In theory, any of the business functions set to benefit from these new apps is likely to have some kind of IoT data from connected devices that could potentially prove useful for fuelling AI-based decision-making – but it’s clear that supply chain and manufacturing professionals are particular targets.

In supply chain, for example, new AI capabilities in Oracle’s Supply Chain IoT applications will crunch through data from connected equipment in warehouses and logistics centres. “The applications use predictive analytics and machine learning techniques to detect and analyze key signals in device data and then to act on these insights through their associated business functions and connected processes,” said the company.

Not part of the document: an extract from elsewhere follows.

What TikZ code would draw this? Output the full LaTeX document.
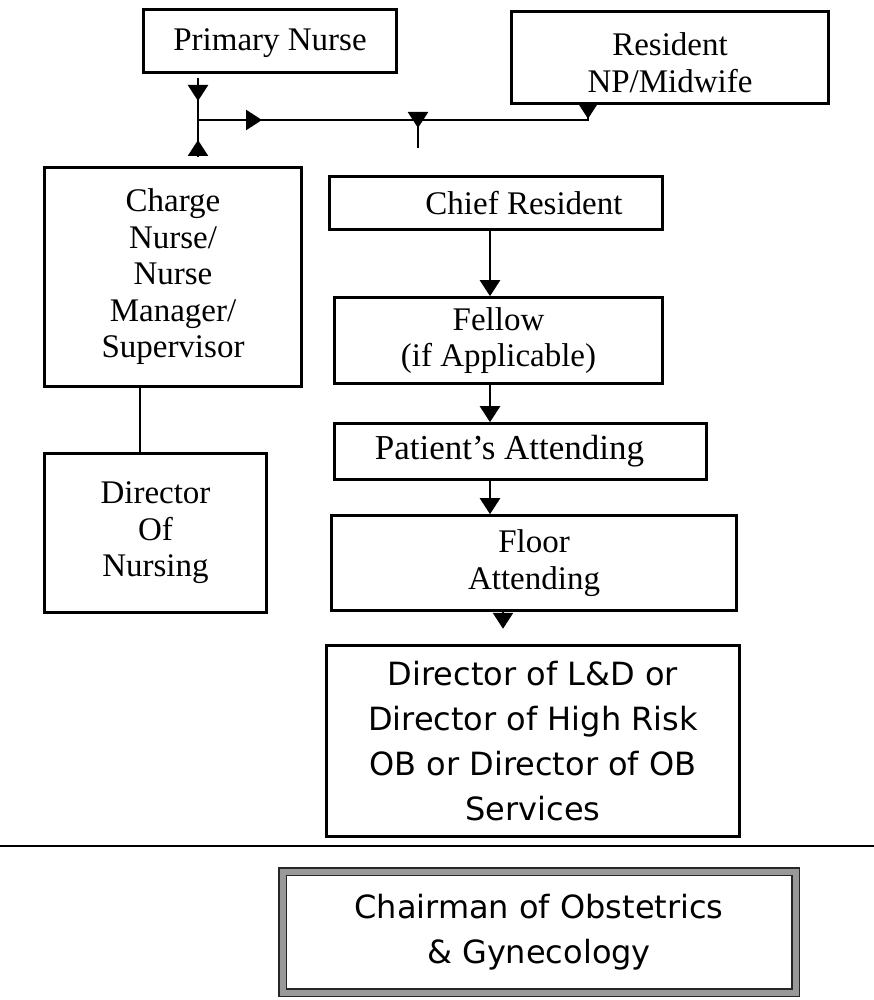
\documentclass[tikz,border=0pt]{standalone}
\usepackage{fontspec}
\setmainfont{Liberation Serif}
\newfontfamily\obfont{DejaVu Sans}
\usetikzlibrary{arrows.meta, positioning}

\begin{document}
\begin{tikzpicture}[x=1pt, y=-1pt,
        box/.style={draw, line width=2.6pt, rectangle, align=center, inner sep=0pt,
            font=\fontsize{33}{36.5}\selectfont},
        sansbox/.style={box, font=\obfont\fontsize{32}{45}\selectfont},
        link/.style={line width=2.4pt},
        tip/.style={link, -{Triangle[width=20pt, length=16pt]}}]
        \useasboundingbox (0,0) rectangle (874,1000);

        % Define the nodes
        \node[box, minimum width=253pt, minimum height=63pt] (pn) at (270,41) {\rule{0pt}{27pt}Primary Nurse};
        \node[box, minimum width=317pt, minimum height=92pt] (res) at (670,57.5) {\rule{0pt}{33pt}Resident\\NP/Midwife};
        \node[box, minimum width=257pt, minimum height=219pt] (charge) at (173,277) {Charge\\Nurse/\\Nurse\\Manager/\\Supervisor};
        \node[box, minimum width=222pt, minimum height=159pt] (dn) at (155.5,533) {Director\\Of\\Nursing};
        \node[box, minimum width=333pt, minimum height=53pt] (chief) at (496,203) {\hspace*{56pt}Chief Resident};
        \node[box, minimum width=328pt, minimum height=86pt] (fellow) at (498.5,340.5) {Fellow\\(if Applicable)};
        \node[box, minimum width=372pt, minimum height=56pt, font=\fontsize{35}{38}\selectfont] (pat) at (520.5,451.5) {Patient’s Attending\hspace*{22pt}};
        \node[box, minimum width=405pt, minimum height=95pt] (floor) at (534,563) {Floor\\Attending};
        \node[sansbox, minimum width=413pt, minimum height=191pt] (lnd) at (533,741) {Director of L\&D or\\Director of High Risk\\OB or Director of OB\\Services};
        \node[sansbox, draw=black!85, line width=1.6pt, double=gray!80, double distance=6pt,
            minimum width=513pt, minimum height=121pt] (chair) at (539,932) {Chairman of Obstetrics\\\& Gynecology};

        % Define the junction points
        \coordinate (jn) at (198,120);
        \coordinate (jtop) at (198,78);
        \coordinate (jbot) at (198,157);
        \coordinate (jres) at (588,120);
        \coordinate (jt) at (418,120);
        \coordinate (jtend) at (418,148);
        \coordinate (dnx) at (140,0);
        \coordinate (colx) at (490,0);
        \coordinate (flx) at (503,0);
        \coordinate (divl) at (0,846);
        \coordinate (divr) at (874,846);

        % Define the connectors
        \draw[link] (jtop) -- (jbot);
        \draw[tip] (jtop) -- ++(0,23);
        \draw[tip] (jbot) -- ++(0,-17);
        \draw[link] (jn) -- (jres) -- (jres |- res.south);
        \draw[tip] (jn) -- ++(64,0);
        \draw[link] (jt) -- (jtend);
        \draw[tip] (jt) ++(0,-8) -- ++(0,16);
        \draw[tip] (jres |- res.south) -- ++(0,14);
        \draw[link] (charge.south -| dnx) -- (dn.north -| dnx);
        \draw[tip] (chief.south -| colx) -- (fellow.north -| colx);
        \draw[tip] (fellow.south -| colx) -- (pat.north -| colx);
        \draw[tip] (pat.south -| colx) -- (floor.north -| colx);
        \draw[tip] (floor.south -| flx) -- ++(0,17);
        \draw[line width=2.8pt] (divl) -- (divr);
\end{tikzpicture}
\end{document}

In manufacturing, similar thinking applies. New AI-powered capabilities will enable companies to more consistently meet their production goals, based in part on the intelligence that comes from plant floor machinery. According to Oracle: “The new capabilities drive factory and shop floor improvements by demonstrating how incident detection, root cause analysis and smart resolution are performed within minutes in a connected factory.”

Some of the data powering Adaptive Intelligent Apps, meanwhile, will come from the Oracle Data Cloud, which the company claims is the largest third-party data marketplace in the world, with a collection of more than 5 billion global consumer and business IDs and more than 7.5 trillion data points collected monthly.

Read more: Oracle broadens IoT cloud offering with four new solutions

Substantial opportunity in AI arms race

The market for AI and for AI-enabled applications is “substantial”, according to David Schubmehl, an analyst at market research company IDC. “We expect this to be a rapidly expanding area for both enterprise and commercial development as organizations race to embed predictive and prescriptive capabilities into their applications portfolio to deliver smarter software solutions to customers,” he said.

In other words, this could be a money-spinner for Oracle if its customers prove to get as hooked on AI-based decision-making as the company clearly hopes they will. But big competitors such as SAP, Infor and Microsoft are also working hard to embed AI into the software need to run smart factories and connected warehouses – so AI is fast becoming an arms race.

The quality of ingested data, however, looks likely to be an important differentiator, Schubmehl claims, as it will determine the resulting recommendation, action or output delivered. “Vendors with a strong foundation of first and third-party data to fuel machine learning have a clear and distinct advantage in the market, providing strong, targeted AI-enabled solutions for their customers.”